An outstanding opportunity
Christopher Moody, Sir Jesse Boot Professor of Chemistry at the University, said: "The carbon neutral laboratory is an outstanding opportunity to put in place an innovative new research training framework and develop an ethos for sustainable synthesis that will be unique in the UK. We will investigate new methods to address problems in synthetic chemistry, whilst building a greater awareness of the environmental impact of choice of solvents, reagents and procedures."
Sir Andrew Witty, CEO of GSK said: "The carbon neutral laboratory will help affirm the UK as a global hub for the future of the life-sciences industry. Our vision is that the science researched within the laboratory will be as iconic as the building itself. This is an opportunity to invest further in science in the UK, re-think how we approach the drug discovery process and play a role in contributing to environmental stewardship."
Adopting sustainable chemistries from the start of the drug discovery process will help to reduce the impact of both the discovery and subsequent manufacturing of drugs on the environment, whilst optimising the use of increasingly scarce natural resources. GSK will also fund a research programme to gather information on aspects of the carbon neutral laboratory that could be transferred into the existing GSK estate to increase efficiency, reduce energy consumption and carbon emissions.
Professor David Greenaway, Vice-Chancellor of the University, said: "This development will be transformational in several dimensions: the built form will break new ground in sustainable construction; the Centre of Excellence will shape the future of drug discovery; and innovation in training and development will accelerate the translation of discovery to application. This is all tremendously exciting and will underpin a unique partnership between GSK and the University of Nottingham."
GSK's donation is a key contribution to the University's fundraising campaign, a five-year drive to raise £150m, launched in October 2011. 'Impact: The Nottingham Campaign' focuses around the five themes of Sustainable Futures, Health & Wellbeing, Ingenuity, Nurturing Talent and the Nottingham Experience.
GSK and the Engineering and Physical Sciences Research Council have also announced that they will jointly contribute to the funding for a Chair in Sustainable Chemistry, to be based at new laboratory. The Chair will be responsible for developing and sharing best practice in green chemistry and catalysing new collaborations with other institutions and industry partners.
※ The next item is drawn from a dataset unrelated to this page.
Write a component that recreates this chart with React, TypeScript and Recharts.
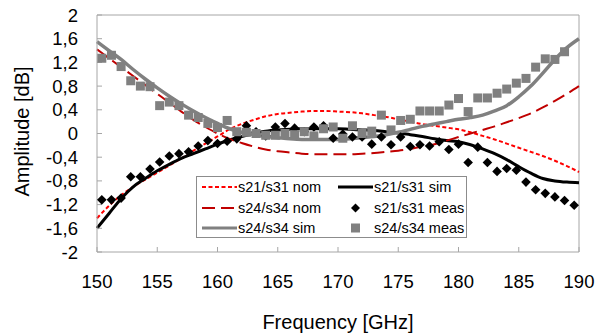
import {
  ComposedChart,
  Line,
  Scatter,
  XAxis,
  YAxis,
  Legend,
  ReferenceLine,
} from "recharts";

const FONT = "'Liberation Sans', Arial, sans-serif";

// simulated / nominal curves, 1 GHz grid
const FREQ_SIM = [
  150, 151, 152, 153, 154, 155, 156, 157, 158, 159, 160, 161, 162, 163, 164, 165, 166, 167, 168, 169, 170,
  171, 172, 173, 174, 175, 176, 177, 178, 179, 180, 181, 182, 183, 184, 185, 186, 187, 188, 189, 190,
];
const S21_NOM = [
  -1.43, -1.22, -1.04, -0.9, -0.78, -0.66, -0.54, -0.42, -0.29, -0.17, -0.05, 0.07, 0.16, 0.23, 0.29, 0.33,
  0.35, 0.37, 0.38, 0.38, 0.37, 0.36, 0.34, 0.31, 0.28, 0.24, 0.2, 0.16, 0.13, 0.1, 0.07, 0.02, -0.04, -0.1,
  -0.17, -0.24, -0.31, -0.38, -0.46, -0.55, -0.65,
];
const S24_NOM = [
  1.42, 1.27, 1.12, 0.97, 0.82, 0.67, 0.52, 0.37, 0.23, 0.11, 0.0, -0.09, -0.16, -0.22, -0.27, -0.3, -0.32,
  -0.34, -0.35, -0.35, -0.35, -0.35, -0.34, -0.33, -0.31, -0.29, -0.26, -0.22, -0.18, -0.12, -0.06, 0.0, 0.06,
  0.12, 0.19, 0.26, 0.34, 0.44, 0.55, 0.67, 0.8,
];
const S21_SIM = [
  -1.6, -1.35, -1.1, -0.9, -0.76, -0.63, -0.52, -0.42, -0.34, -0.26, -0.18, -0.11, -0.05, 0.0, 0.04, 0.06,
  0.07, 0.08, 0.08, 0.08, 0.08, 0.07, 0.06, 0.05, 0.03, 0.01, -0.02, -0.05, -0.09, -0.12, -0.14, -0.19, -0.26,
  -0.34, -0.44, -0.56, -0.67, -0.76, -0.8, -0.82, -0.83,
];
const S24_SIM = [
  1.55, 1.4, 1.25, 1.08, 0.92, 0.77, 0.63, 0.5, 0.38, 0.27, 0.17, 0.08, 0.02, -0.02, -0.05, -0.07, -0.09,
  -0.1, -0.1, -0.1, -0.1, -0.09, -0.07, -0.05, -0.02, 0.02, 0.07, 0.12, 0.16, 0.2, 0.24, 0.27, 0.31, 0.38,
  0.47, 0.62, 0.8, 1.02, 1.25, 1.45, 1.6,
];

// measurements
const FREQ_MEAS = [
  150.4, 151.2, 152.0, 152.8, 153.6, 154.4, 155.2, 156.0, 156.8, 157.6, 158.4, 159.2, 160.0, 160.8, 161.6,
  162.4, 163.2, 164.0, 164.8, 165.6, 166.4, 167.2, 168.0, 168.8, 169.6, 170.4, 171.2, 172.0, 172.8, 173.6,
  174.4, 175.2, 176.0, 176.8, 177.6, 178.4, 179.2, 180.0, 180.8, 181.6, 182.4, 183.2, 184.0, 184.8, 185.6,
  186.4, 187.2, 188.0, 188.8, 189.6,
];
const S21_MEAS = [
  -1.12, -1.12, -1.09, -0.73, -0.73, -0.6, -0.48, -0.38, -0.34, -0.31, -0.21, -0.12, -0.17, -0.13, -0.09,
  0.13, 0.03, -0.04, 0.11, 0.17, 0.09, 0.03, 0.11, 0.13, -0.08, -0.01, -0.06, -0.06, -0.18, -0.06, -0.19,
  -0.06, -0.22, -0.19, -0.21, -0.14, -0.27, -0.18, -0.49, -0.23, -0.49, -0.64, -0.59, -0.62, -0.82, -0.95,
  -1.01, -1.07, -1.13, -1.21,
];
const S24_MEAS = [
  1.27, 1.32, 1.13, 0.89, 0.8, 0.79, 0.47, 0.53, 0.47, 0.31, 0.27, 0.17, 0.1, 0.22, 0.03, 0.02, 0.0, -0.03,
  -0.03, 0.0, -0.02, 0.03, -0.04, 0.08, 0.11, -0.08, 0.13, 0.0, 0.04, 0.31, 0.06, 0.22, 0.24, 0.38, 0.38,
  0.38, 0.48, 0.59, 0.37, 0.6, 0.6, 0.68, 0.75, 0.85, 0.93, 1.12, 1.26, 1.25, 1.38, null,
];

const X_TICKS = [150, 155, 160, 165, 170, 175, 180, 185, 190];
const Y_TICKS = [-2, -1.6, -1.2, -0.8, -0.4, 0, 0.4, 0.8, 1.2, 1.6, 2];

const toPoints = (xs: number[], ys: (number | null)[]) =>
  xs.map((x, i) => ({ x, y: ys[i] })).filter((p) => p.y !== null);

const nom21 = toPoints(FREQ_SIM, S21_NOM);
const nom24 = toPoints(FREQ_SIM, S24_NOM);
const sim21 = toPoints(FREQ_SIM, S21_SIM);
const sim24 = toPoints(FREQ_SIM, S24_SIM);
const meas21 = toPoints(FREQ_MEAS, S21_MEAS);
const meas24 = toPoints(FREQ_MEAS, S24_MEAS);

const RED = "#ff0000";
const DARK_RED = "#c00000";
const GRAY = "#808080";
const FRAME = "#a6a6a6";

// the chart fills the whole page
if (typeof document !== "undefined") document.body.style.margin = "0";

const fmtY = (v: number) => (Number.isInteger(v) ? String(v) : v.toFixed(1).replace(".", ","));

// eslint-disable-next-line @typescript-eslint/no-explicit-any
const Diamond = ({ cx, cy }: any) => {
  if (cx == null || cy == null) return null;
  const r = 4.8;
  return <polygon points={`${cx},${cy - r} ${cx + r},${cy} ${cx},${cy + r} ${cx - r},${cy}`} fill="#000" />;
};

// eslint-disable-next-line @typescript-eslint/no-explicit-any
const Square = ({ cx, cy }: any) => {
  if (cx == null || cy == null) return null;
  return <rect x={cx - 4.5} y={cy - 4.5} width={9} height={9} fill={GRAY} />;
};

type Kind = "nom21" | "nom24" | "sim21" | "sim24" | "meas21" | "meas24";

// row-wise, two columns (same as the original legend)
const LEGEND_ITEMS: { kind: Kind; name: string }[] = [
  { kind: "nom21", name: "s21/s31 nom" },
  { kind: "sim21", name: "s21/s31 sim" },
  { kind: "nom24", name: "s24/s34 nom" },
  { kind: "meas21", name: "s21/s31 meas" },
  { kind: "sim24", name: "s24/s34 sim" },
  { kind: "meas24", name: "s24/s34 meas" },
];

function Sample({ kind }: { kind: Kind }) {
  return (
    <svg width={35} height={12} style={{ display: "block", flex: "none" }}>
      {kind === "nom21" && <line x1={0} y1={6} x2={35} y2={6} stroke={RED} strokeWidth={2} strokeDasharray="4 2.5" />}
      {kind === "nom24" && <line x1={0} y1={6} x2={35} y2={6} stroke={DARK_RED} strokeWidth={2} strokeDasharray="13 6" />}
      {kind === "sim21" && <line x1={0} y1={6} x2={35} y2={6} stroke="#000" strokeWidth={3} />}
      {kind === "sim24" && <line x1={0} y1={6} x2={35} y2={6} stroke={GRAY} strokeWidth={3} />}
      {kind === "meas21" && <polygon points="17.5,1.5 22,6 17.5,10.5 13,6" fill="#000" />}
      {kind === "meas24" && <rect x={13} y={1.5} width={9} height={9} fill={GRAY} />}
    </svg>
  );
}

function ChartLegend() {
  return (
    <div
      style={{
        boxSizing: "border-box",
        width: 271,
        height: 62,
        border: "1px solid #8c8c8c",
        background: "#fff",
        padding: "0 0 0 5px",
        display: "grid",
        gridTemplateColumns: "136px 128px",
        gridAutoRows: "20.5px",
        alignItems: "center",
        fontFamily: FONT,
        fontSize: 14.5,
        color: "#000",
      }}
    >
      {LEGEND_ITEMS.map((it) => (
        <div key={it.kind} style={{ display: "flex", alignItems: "center", whiteSpace: "nowrap" }}>
          <Sample kind={it.kind} />
          <span style={{ marginLeft: 1 }}>{it.name}</span>
        </div>
      ))}
    </div>
  );
}

export default function App() {
  return (
    <ComposedChart
      width={608}
      height={333}
      margin={{ top: 15, right: 29, left: 8, bottom: 0 }}
      style={{ fontFamily: FONT }}
    >
      <XAxis
        dataKey="x"
        type="number"
        domain={[150, 190]}
        ticks={X_TICKS}
        interval={0}
        height={81}
        stroke={FRAME}
        tickSize={-5}
        tickMargin={28}
        tick={{ fontSize: 18.5, fill: "#000", fontFamily: FONT }}
        label={{
          // eslint-disable-next-line @typescript-eslint/no-explicit-any
          content: ({ viewBox }: any) => (
            <text
              x={viewBox.x + viewBox.width / 2}
              y={viewBox.y + viewBox.height - 4}
              textAnchor="middle"
              fontSize={20}
              fontFamily={FONT}
              fill="#000"
            >
              Frequency [GHz]
            </text>
          ),
        }}
      />
      <YAxis
        dataKey="y"
        type="number"
        domain={[-2, 2]}
        ticks={Y_TICKS}
        interval={0}
        tickFormatter={fmtY}
        width={89}
        stroke={FRAME}
        tickSize={-5}
        tickMargin={24}
        tick={{ fontSize: 18.5, fill: "#000", fontFamily: FONT }}
        label={{
          // eslint-disable-next-line @typescript-eslint/no-explicit-any
          content: ({ viewBox }: any) => {
            const cx = 22;
            const cy = viewBox.y + viewBox.height / 2 - 2;
            return (
              <text
                x={cx}
                y={cy}
                transform={`rotate(-90 ${cx} ${cy})`}
                textAnchor="middle"
                dominantBaseline="central"
                fontSize={20}
                fontFamily={FONT}
                fill="#000"
              >
                Amplitude [dB]
              </text>
            );
          },
        }}
      />
      <ReferenceLine y={2} stroke={FRAME} />
      <ReferenceLine x={190} stroke={FRAME} />

      <Line data={nom21} dataKey="y" type="monotone" stroke={RED} strokeWidth={2} strokeDasharray="4 2.5" dot={false} isAnimationActive={false} />
      <Line data={sim21} dataKey="y" type="monotone" stroke="#000" strokeWidth={3} dot={false} isAnimationActive={false} />
      <Line data={nom24} dataKey="y" type="monotone" stroke={DARK_RED} strokeWidth={2} strokeDasharray="13 6" dot={false} isAnimationActive={false} />
      <Scatter data={meas21} dataKey="y" shape={Diamond} isAnimationActive={false} />
      <Line data={sim24} dataKey="y" type="monotone" stroke={GRAY} strokeWidth={3.5} dot={false} isAnimationActive={false} />
      <Scatter data={meas24} dataKey="y" shape={Square} isAnimationActive={false} />

      <Legend
        layout="horizontal"
        verticalAlign="middle"
        align="center"
        content={() => <ChartLegend />}
        wrapperStyle={{ left: 196, top: 176, width: 271, height: 62 }}
      />
    </ComposedChart>
  );
}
Construction of the laboratory will begin in the spring of 2013 and it is expected to be completed by the end of 2014. It will be one of the first laboratory buildings designed to Building Research Establishment Environmental Assessment Method (BREEAM) 'Outstanding' standard, and will be located on the University's Jubilee Campus – an exemplar of brownfield regeneration, with buildings that demonstrate best practice in renewable energy technologies and environmentally-friendly design.